On recent form, Erdogan will be asking himself no such thing, but most likely planning how to expand the government’s stable of broken and tamed media. It’s a plan that dates back at least to 2009, when he enabled the takeover of the cash-strapped Sabah group by a crony business. Several news organisations are now in the fold or wiped out. Tactics included selling off media groups without proper tendering procedures and audacious on-air raids late last year on outlets owned by Ipek Koza group. As well as Zaman, the anti-government news agency Cihan was also neutered.

Stand up and be counted

Although numerous decent journalists also lost jobs in the mix, many institutions and individuals that fell to the Erdogan juggernaut had an Achilles' heel that helped dampen public reaction (Cumhuriyet would not be one of these). Zaman, a big newspaper that began to shine with the rise of AK and then opposed it when Erdogan broke with the Islamist cleric Fethullah Gulen, had few genuine secularist admirers because it was seen as a Gulen mouthpiece. The Ipek-Koza group was also Gulen-linked. Media outlets lately punished via crackdowns on tax irregularities had not fretted too much in the past about blatantly supporting state aims in return for the conglomerates that owned them being given a big bite at the cherry of government contracts.

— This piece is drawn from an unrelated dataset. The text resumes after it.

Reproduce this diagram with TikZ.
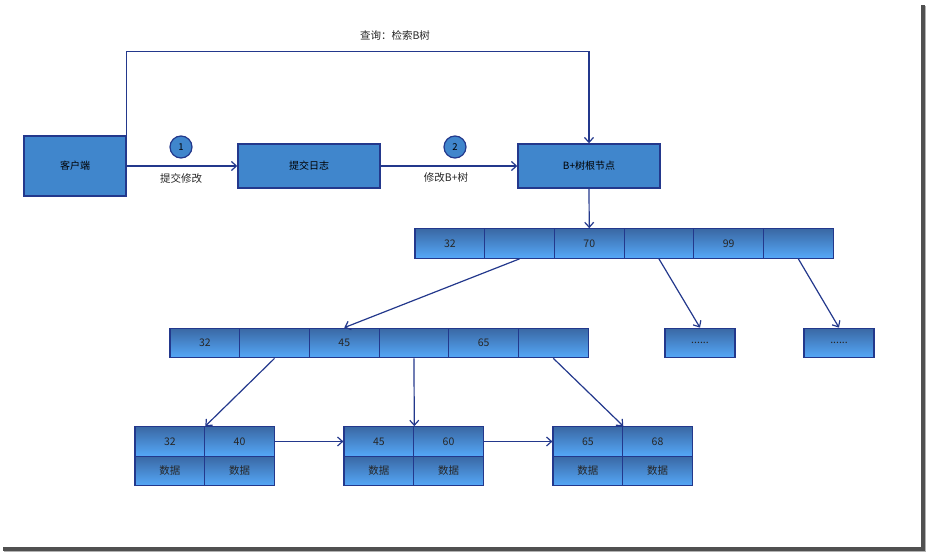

None of this excuses Erdogan’s anti-media drive. What is happening in the Turkish media now is appalling. Reporters Without Borders places the country 149th out of 180 countries on the issue of press freedom. Veteran writers now unable to find outlets for themselves say the situation is even worse than in the years following Turkey’s many, bloody coups.

But what’s problematic here is that, unfortunately, what one might call proper journalism did not particularly flourish before Erdogan came along. In the recent past the military used to hold great sway over the news in Turkey – personally I thought people weren’t nearly exercised enough about that; now Erdogan is replacing this with more overt government control. Opposition media that does remain can be as biased and angry as those it condemns. When author and journalist Ahmet Altan became founding editor of the combative Taraf newspaper in the early Erdogan years, his thesis was that the country would never advance without robust media.

In this bleak and imperfect world, however, there are tiny glimmers of hope. Some good columnists survive and even openly criticize the government in mainstream newspapers such as Hurriyet. Many good journalists have found homes online, away from the control of media bosses with government contracts to preserve. They write on sites such as T24, Al Monitor, Diken, Haberdar, and Karar. Admittedly, some remain linked to political figures – Karar, for instance, is believed to be close to AK Party founders disillusioned by Erdogan’s behaviour. Some of these are moving or thinking of moving to print where they might finally reach beyond the converted to whom they currently preach.

If any of these outlets can help foster a sense of real, critical journalism that properly holds the government to account, instead of the one-sided bluster that has gone before, they will have done a great service for the country.